Great article on the fundamental problems associated with mutable state. The fundamental problem is that the idea of an object with a set of state that is the same to all observers violates pretty much the whole of information theory. It's not a problem that will ever be fixed with out changing the fundamental laws of the universe.
Ditch the mutable data and you can stop asking questions like what do we do if 10 becomes 10.5 before it becomes 11 and start storing values which never change.
Information theory does not have a problem, only, as you say, our universe. Mathematicians and their various hangers-on like programming language researchers often prefer to deal with models that have no concept of time, in which the very concept of "observer" is extraneous since there isn't really anything like a "point of view". Everything just... is.
Also, I think the focus on immutability misses the more interesting discussion about lattices and how important they are to distributed programming. Check out this video, which will take you up from the beginning: http://vimeo.com/53904989
(Seriously, if you do anything remotely distributed, this is required viewing. There's some serious stuff going on in the distributed world and this is a great intro.)
The talk is getting interesting at 11 minutes in. But I can't find the slides anywhere and the video was edited by someone who likes to show the slide for 5 seconds and the person pointing at it for 2 minutes.
The question of consensus and mutability are, to some extent, separable; immutable data does not provide liveness without consensus guarantees. See, for instance, Datomic's design, where a strong coordinator is needed to serialize updates to otherwise immutable/replayable state.

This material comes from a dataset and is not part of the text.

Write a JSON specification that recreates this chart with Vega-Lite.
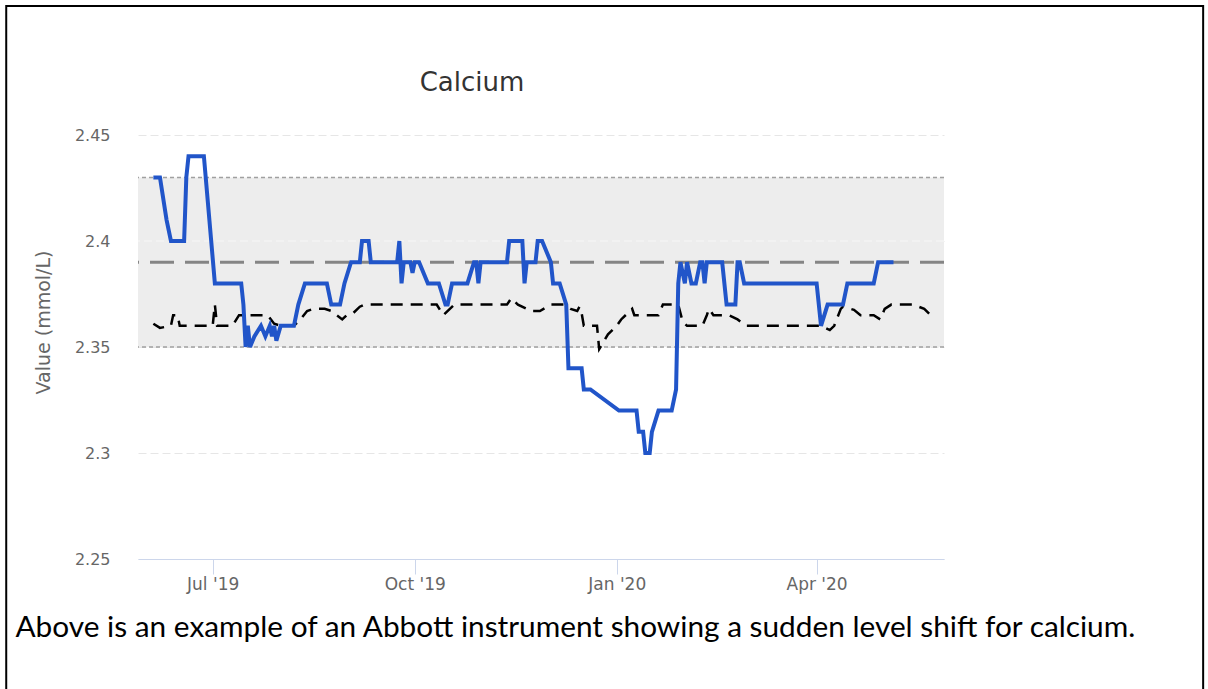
{
  "$schema": "https://vega.github.io/schema/vega-lite/v6.json",
  "width": 806,
  "height": 424,
  "autosize": {"type": "none"},
  "padding": {"left": 138, "top": 135, "right": 264, "bottom": 130},
  "background": "white",
  "title": {"text": "Calcium", "anchor": "middle", "frame": "group", "offset": 0, "dx": -69, "dy": 112, "baseline": "alphabetic", "font": "DejaVu Sans", "fontSize": 26, "fontWeight": "normal", "color": "#333333"},
  "datasets": {
    "limits": [{"low": 2.35, "high": 2.43, "target": 2.39}],
    "measured": [
      {"date": "2019-06-04", "value": 2.43}, {"date": "2019-06-07", "value": 2.43}, {"date": "2019-06-10", "value": 2.41},
      {"date": "2019-06-12", "value": 2.40}, {"date": "2019-06-18", "value": 2.40}, {"date": "2019-06-19", "value": 2.43},
      {"date": "2019-06-20", "value": 2.44}, {"date": "2019-06-21", "value": 2.44}, {"date": "2019-06-27", "value": 2.44},
      {"date": "2019-07-02", "value": 2.38}, {"date": "2019-07-14", "value": 2.38}, {"date": "2019-07-15", "value": 2.37},
      {"date": "2019-07-16", "value": 2.35}, {"date": "2019-07-17", "value": 2.36}, {"date": "2019-07-18", "value": 2.35},
      {"date": "2019-07-20", "value": 2.355}, {"date": "2019-07-23", "value": 2.36}, {"date": "2019-07-25", "value": 2.355},
      {"date": "2019-07-27", "value": 2.36}, {"date": "2019-07-28", "value": 2.355}, {"date": "2019-07-29", "value": 2.36},
      {"date": "2019-07-30", "value": 2.353}, {"date": "2019-08-01", "value": 2.36}, {"date": "2019-08-07", "value": 2.36},
      {"date": "2019-08-09", "value": 2.37}, {"date": "2019-08-12", "value": 2.38}, {"date": "2019-08-22", "value": 2.38},
      {"date": "2019-08-24", "value": 2.37}, {"date": "2019-08-28", "value": 2.37}, {"date": "2019-08-30", "value": 2.38},
      {"date": "2019-09-02", "value": 2.39}, {"date": "2019-09-06", "value": 2.39}, {"date": "2019-09-07", "value": 2.40},
      {"date": "2019-09-10", "value": 2.40}, {"date": "2019-09-11", "value": 2.39}, {"date": "2019-09-23", "value": 2.39},
      {"date": "2019-09-24", "value": 2.40}, {"date": "2019-09-25", "value": 2.38}, {"date": "2019-09-26", "value": 2.39},
      {"date": "2019-09-29", "value": 2.39}, {"date": "2019-09-30", "value": 2.385}, {"date": "2019-10-01", "value": 2.39},
      {"date": "2019-10-03", "value": 2.39}, {"date": "2019-10-07", "value": 2.38}, {"date": "2019-10-12", "value": 2.38},
      {"date": "2019-10-15", "value": 2.37}, {"date": "2019-10-16", "value": 2.37}, {"date": "2019-10-18", "value": 2.38},
      {"date": "2019-10-25", "value": 2.38}, {"date": "2019-10-28", "value": 2.39}, {"date": "2019-10-29", "value": 2.39},
      {"date": "2019-10-30", "value": 2.38}, {"date": "2019-10-31", "value": 2.39}, {"date": "2019-11-12", "value": 2.39},
      {"date": "2019-11-13", "value": 2.40}, {"date": "2019-11-19", "value": 2.40}, {"date": "2019-11-20", "value": 2.38},
      {"date": "2019-11-21", "value": 2.39}, {"date": "2019-11-25", "value": 2.39}, {"date": "2019-11-26", "value": 2.40},
      {"date": "2019-11-28", "value": 2.40}, {"date": "2019-12-02", "value": 2.39}, {"date": "2019-12-03", "value": 2.38},
      {"date": "2019-12-06", "value": 2.38}, {"date": "2019-12-09", "value": 2.37}, {"date": "2019-12-10", "value": 2.34},
      {"date": "2019-12-16", "value": 2.34}, {"date": "2019-12-17", "value": 2.33}, {"date": "2019-12-20", "value": 2.33},
      {"date": "2020-01-02", "value": 2.32}, {"date": "2020-01-10", "value": 2.32}, {"date": "2020-01-11", "value": 2.31},
      {"date": "2020-01-13", "value": 2.31}, {"date": "2020-01-14", "value": 2.30}, {"date": "2020-01-16", "value": 2.30},
      {"date": "2020-01-17", "value": 2.31}, {"date": "2020-01-20", "value": 2.32}, {"date": "2020-01-26", "value": 2.32},
      {"date": "2020-01-28", "value": 2.33}, {"date": "2020-01-29", "value": 2.38}, {"date": "2020-01-30", "value": 2.39},
      {"date": "2020-02-01", "value": 2.38}, {"date": "2020-02-02", "value": 2.39}, {"date": "2020-02-04", "value": 2.38},
      {"date": "2020-02-06", "value": 2.38}, {"date": "2020-02-08", "value": 2.39}, {"date": "2020-02-09", "value": 2.39},
      {"date": "2020-02-10", "value": 2.38}, {"date": "2020-02-11", "value": 2.39}, {"date": "2020-02-18", "value": 2.39},
      {"date": "2020-02-20", "value": 2.37}, {"date": "2020-02-24", "value": 2.37}, {"date": "2020-02-25", "value": 2.39},
      {"date": "2020-02-26", "value": 2.39}, {"date": "2020-02-28", "value": 2.38}, {"date": "2020-04-01", "value": 2.38},
      {"date": "2020-04-03", "value": 2.36}, {"date": "2020-04-06", "value": 2.37}, {"date": "2020-04-13", "value": 2.37},
      {"date": "2020-04-15", "value": 2.38}, {"date": "2020-04-27", "value": 2.38}, {"date": "2020-04-29", "value": 2.39},
      {"date": "2020-05-06", "value": 2.39}
    ],
    "peer": [
      {"date": "2019-06-04", "value": 2.361}, {"date": "2019-06-07", "value": 2.359}, {"date": "2019-06-12", "value": 2.36},
      {"date": "2019-06-13", "value": 2.365}, {"date": "2019-06-15", "value": 2.365}, {"date": "2019-06-16", "value": 2.36},
      {"date": "2019-07-01", "value": 2.36}, {"date": "2019-07-02", "value": 2.37}, {"date": "2019-07-03", "value": 2.36},
      {"date": "2019-07-10", "value": 2.36}, {"date": "2019-07-13", "value": 2.365}, {"date": "2019-07-26", "value": 2.365},
      {"date": "2019-07-29", "value": 2.361}, {"date": "2019-08-01", "value": 2.36}, {"date": "2019-08-07", "value": 2.36},
      {"date": "2019-08-10", "value": 2.363}, {"date": "2019-08-13", "value": 2.367}, {"date": "2019-08-16", "value": 2.368},
      {"date": "2019-08-21", "value": 2.368}, {"date": "2019-08-24", "value": 2.367}, {"date": "2019-08-29", "value": 2.363},
      {"date": "2019-08-31", "value": 2.365}, {"date": "2019-09-03", "value": 2.366}, {"date": "2019-09-06", "value": 2.369},
      {"date": "2019-09-08", "value": 2.37}, {"date": "2019-10-11", "value": 2.37}, {"date": "2019-10-14", "value": 2.365},
      {"date": "2019-10-19", "value": 2.37}, {"date": "2019-11-12", "value": 2.37}, {"date": "2019-11-14", "value": 2.373},
      {"date": "2019-11-17", "value": 2.37}, {"date": "2019-11-21", "value": 2.368}, {"date": "2019-11-23", "value": 2.367},
      {"date": "2019-11-27", "value": 2.367}, {"date": "2019-12-02", "value": 2.37}, {"date": "2019-12-08", "value": 2.37},
      {"date": "2019-12-11", "value": 2.368}, {"date": "2019-12-14", "value": 2.367}, {"date": "2019-12-15", "value": 2.369},
      {"date": "2019-12-16", "value": 2.366}, {"date": "2019-12-17", "value": 2.36}, {"date": "2019-12-23", "value": 2.36},
      {"date": "2019-12-24", "value": 2.349}, {"date": "2019-12-28", "value": 2.356}, {"date": "2020-01-01", "value": 2.36},
      {"date": "2020-01-03", "value": 2.363}, {"date": "2020-01-07", "value": 2.367}, {"date": "2020-01-08", "value": 2.368},
      {"date": "2020-01-09", "value": 2.365}, {"date": "2020-01-20", "value": 2.365}, {"date": "2020-01-22", "value": 2.37},
      {"date": "2020-01-29", "value": 2.37}, {"date": "2020-01-31", "value": 2.362}, {"date": "2020-02-02", "value": 2.36},
      {"date": "2020-02-09", "value": 2.36}, {"date": "2020-02-11", "value": 2.365}, {"date": "2020-02-12", "value": 2.368},
      {"date": "2020-02-14", "value": 2.365}, {"date": "2020-02-21", "value": 2.365}, {"date": "2020-02-25", "value": 2.363},
      {"date": "2020-02-29", "value": 2.36}, {"date": "2020-04-03", "value": 2.36}, {"date": "2020-04-07", "value": 2.358},
      {"date": "2020-04-09", "value": 2.36}, {"date": "2020-04-12", "value": 2.368}, {"date": "2020-04-13", "value": 2.369},
      {"date": "2020-04-18", "value": 2.3675}, {"date": "2020-04-21", "value": 2.365}, {"date": "2020-04-27", "value": 2.365},
      {"date": "2020-04-30", "value": 2.363}, {"date": "2020-05-02", "value": 2.368}, {"date": "2020-05-05", "value": 2.37},
      {"date": "2020-05-15", "value": 2.37}, {"date": "2020-05-20", "value": 2.368}, {"date": "2020-05-24", "value": 2.364}
    ]
  },
  "layer": [
    {
      "data": {"name": "limits"},
      "mark": {"type": "rect", "filled": false, "stroke": "black", "strokeWidth": 2},
      "encoding": {
        "x": {"datum": {"year": 2019, "month": 3, "date": 29, "utc": true}, "type": "temporal",
              "scale": {"type": "utc", "domain": [{"year": 2019, "month": 5, "date": 28, "utc": true}, {"year": 2020, "month": 5, "date": 29, "utc": true}]}},
        "x2": {"datum": {"year": 2020, "month": 9, "date": 24, "utc": true}},
        "y": {"datum": 2.5108, "type": "quantitative", "scale": {"domain": [2.25, 2.45], "zero": false, "nice": false}},
        "y2": {"datum": 2.15}
      }
    },
    {
      "data": {"name": "limits"},
      "mark": {"type": "rect", "color": "#ededed"},
      "encoding": {
        "y": {"field": "low", "type": "quantitative", "scale": {"domain": [2.25, 2.45], "zero": false, "nice": false}},
        "y2": {"field": "high"}
      }
    },
    {
      "data": {"name": "limits"},
      "mark": {"type": "rule", "color": "#f7f7f7", "strokeWidth": 1, "strokeDash": [8, 4]},
      "encoding": {
        "y": {"datum": 2.4, "type": "quantitative", "scale": {"domain": [2.25, 2.45], "zero": false, "nice": false}}
      }
    },
    {
      "data": {"name": "limits"},
      "mark": {"type": "rule", "color": "#a0a0a0", "strokeWidth": 1.5, "strokeDash": [4, 3]},
      "encoding": {
        "y": {"field": "low", "type": "quantitative", "scale": {"domain": [2.25, 2.45], "zero": false, "nice": false}}
      }
    },
    {
      "data": {"name": "limits"},
      "mark": {"type": "rule", "color": "#a0a0a0", "strokeWidth": 1.5, "strokeDash": [4, 3]},
      "encoding": {
        "y": {"field": "high", "type": "quantitative", "scale": {"domain": [2.25, 2.45], "zero": false, "nice": false}}
      }
    },
    {
      "data": {"name": "limits"},
      "mark": {"type": "rule", "color": "#858585", "strokeWidth": 3, "strokeDash": [24, 11]},
      "encoding": {
        "y": {"field": "target", "type": "quantitative", "scale": {"domain": [2.25, 2.45], "zero": false, "nice": false}}
      }
    },
    {
      "data": {"name": "peer"},
      "mark": {"type": "line", "color": "black", "strokeWidth": 2.5, "strokeDash": [12, 8]},
      "encoding": {
        "x": {"field": "date", "type": "temporal",
              "scale": {"type": "utc", "domain": [{"year": 2019, "month": 5, "date": 28, "utc": true}, {"year": 2020, "month": 5, "date": 29, "utc": true}]}},
        "y": {"field": "value", "type": "quantitative", "scale": {"domain": [2.25, 2.45], "zero": false, "nice": false}}
      }
    },
    {
      "data": {"name": "measured"},
      "mark": {"type": "line", "color": "#2155c9", "strokeWidth": 4, "strokeJoin": "miter"},
      "encoding": {
        "x": {"field": "date", "type": "temporal",
              "scale": {"type": "utc", "domain": [{"year": 2019, "month": 5, "date": 28, "utc": true}, {"year": 2020, "month": 5, "date": 29, "utc": true}]},
              "axis": {
                "values": [{"year": 2019, "month": 7, "date": 1, "utc": true}, {"year": 2019, "month": 10, "date": 1, "utc": true}, {"year": 2020, "month": 1, "date": 1, "utc": true}, {"year": 2020, "month": 4, "date": 1, "utc": true}],
                "labelExpr": "utcFormat(datum.value, \"%b '%y\")",
                "grid": false, "domainColor": "#ccd6eb", "domainWidth": 1, "tickColor": "#ccd6eb", "tickSize": 15, "tickWidth": 1,
                "labelPadding": 2, "labelFont": "DejaVu Sans", "labelFontSize": 17, "labelColor": "#666666", "labelFlush": false, "labelOverlap": false,
                "title": "Above is an example of an Abbott instrument showing a sudden level shift for calcium.",
                "titleX": -123, "titleY": 77, "titleAlign": "left", "titleBaseline": "alphabetic", "titleFont": "Lato", "titleFontSize": 29.8,
                "titleFontWeight": "normal", "titleColor": "#000000", "titleLimit": 2000
              }},
        "y": {"field": "value", "type": "quantitative",
              "scale": {"domain": [2.25, 2.45], "zero": false, "nice": false},
              "axis": {
                "values": [2.25, 2.3, 2.35, 2.4, 2.45], "format": ".2~f",
                "domain": false, "ticks": false, "tickSize": 0, "grid": true, "gridColor": "#e6e6e6", "gridDash": [8, 4], "gridWidth": 1,
                "labelPadding": 28, "labelFont": "DejaVu Sans", "labelFontSize": 16, "labelColor": "#666666",
                "title": "Value (mmol/L)", "titleX": -95, "titleY": 187, "titleAngle": -90, "titleAlign": "center", "titleBaseline": "middle",
                "titleFont": "DejaVu Sans", "titleFontSize": 19, "titleFontWeight": "normal", "titleColor": "#666666"
              }}
      }
    }
  ],
  "config": {"view": {"stroke": null}}
}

Indeed. Although the use of confluent data structures where possible combined with immutable data stores combined and 'live' functional reactive programming across device boundaries -would- drastically simplify cases like these.
The argument here is basically to replace mutable state with event sourcing. It's an interesting idea and sometimes the right one, but if each user action that triggered a one cell update becomes an event I have to keep forever, I see my database size exploding. This is also going to yield performance problems I'll be tempted to avert with caching, leading to fantastically bad performance or cascading failures whenever the caches fail or are restarted.
I'm sure it's the right answer for some people, some of the time. In fact, I'm sure it's not applied as frequently as it should be. But it's definitely a specialized tool with special applications, where mutable state is, for better or worse, the hammer we can and ought to continue relying on.
> but if each user action that triggered a one cell update becomes an event I have to keep forever, I see my database size exploding
I think there might be a balance here: you can always garbage-collect events that are already merged in an updated value of the given object. Depending on the requirement, this GC can be done e.g. after days or after months of that merge...
Doesn't having an "updated value" imply mutable state? If I have some, why not have it all? Having both mutable state and a complex folding operation to maintain it is going to give me multiple sources for the same information. Which one will be authoritative? I'd expect a compromise to be worse than either extreme.
I assume you have 'events' that you will 'merge' together in a single state object (in case you want to display something). So the operation is to fetch every related event, merge, display.
Now the 'folding' can be defined as snapshotting the 'merged state'. Instead of fetching 10 events, after the folding + GC, you will fetch e.g. 2 + the folded one. You are saving some CPU and bandwidth over time and that's it.
> The argument here is basically to replace mutable state with event sourcing. It's an interesting idea and sometimes the right one, but if each user action that triggered a one cell update becomes an event I have to keep forever, I see my database size exploding.
Once an event is visible to all users, it can be merged into the base state of the system and no longer needs to be stored (or at least kept online) as a separate event. For the performance reasons you allude to, you probably want to do that as much as possible.
(This is still effectively an append-only series of immutable states, but losing, at least from regular on-line access, "older" states that no one can see anymore.)
There's the rub: any GC/compaction (and when you get down to it, any read) is actually a distributed consensus problem. If you're interested in this problem, you might take a look at the CRDT garbage collection literature for more details.
> if each user action that triggered a one cell update becomes an event I have to keep forever, I see my database size exploding
Yes I could see that getting prohibitively expensive when SSDs cost 70 cents/GB and hard drives 5 cents/GB. You should really throw out your historical data at those kinds of costs, probably not worth 5 cents per GB.
Personally, that's why I don't keep backups, files change all the time, and I was going broke making sure I had older copies of my data. I'd rather just rewrite all my code and retake all my pictures.
Perhaps 100s of TBs but 100 of GBs is not a difficult problem to solve, perhaps once you get to more than 100 TB you'd be beyond the capabilities of a single chassis.
Even a petabyte should fit in a rack or two.
I really fail to understand how a business could acquire that much data and not be able to sell it.
As the other commenters have pointed out, I'm pretty sure that you're supposed to compact old events once they have been determined to be eventually consistent amongst all (or almost all) of the nodes.
Ditch the mutable data and you can stop asking questions like what do we do if 10 becomes 10.5 before it becomes 11 and start storing values which never change.